Imagine trying to use AI to operate in a complex environment such as a battlefield, where civilian and military personnel, structures, and equipment are intermixed—and often camouflaged. A trustworthy AI would be able to recognize not just friend from foe but also neutral entities. It could also size up the operating environment and discern safer paths of passage from more dangerous ones.
ANSR will investigate these hybrid architectures and feed them diverse data about the real world, then use both neural and symbolic learning to make assessments of complex situations. Neural networking takes a more “human brain–like” approach to learning, running through permutations in search of patterns in words and images to produce insights that might be imperceptible to even highly trained humans. Symbolic learning, on the other hand, is more deductive.
A matter of trust
The ultimate measuring stick of success is the degree of trust TrinityAI’s human collaborators have in its decision-making powers. The project team defines “trustworthy” in several ways. First and foremost, the system must be impenetrable to adversarial manipulation.
It also must be able to correctly analyze different types of inputs—visual, aural, spoken and written words, and more. Finally, the system must return predictable results that can be evaluated for accuracy.
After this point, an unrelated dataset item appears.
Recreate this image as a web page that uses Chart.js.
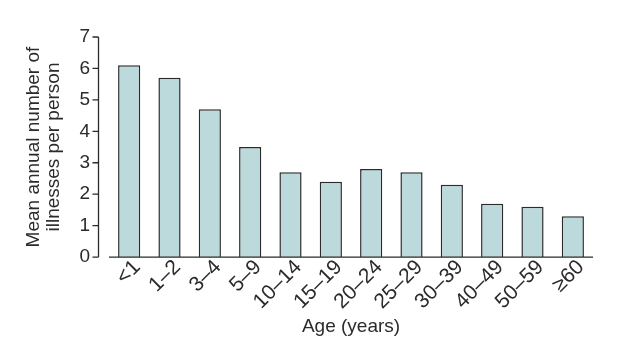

TrinityAI must be able to tell decision-makers how confident it is in its own predictions.
That’s a tall order, but Jha says the assembled team had already made progress toward these goals in prior research in the DARPA Assured Autonomy program, where he led an SRI team with MIT and Caltech as subcontractors.
“TrinityAI will advance existing approaches in three ways: improving trust, interpretability, and, ultimately, the system’s robustness, even in novel situations with limited data,” Jha says.
“This hybrid AI approach inspired by the theory of mind will pay big dividends in the trustworthiness of AI and its responsible adoption in safety-critical applications.”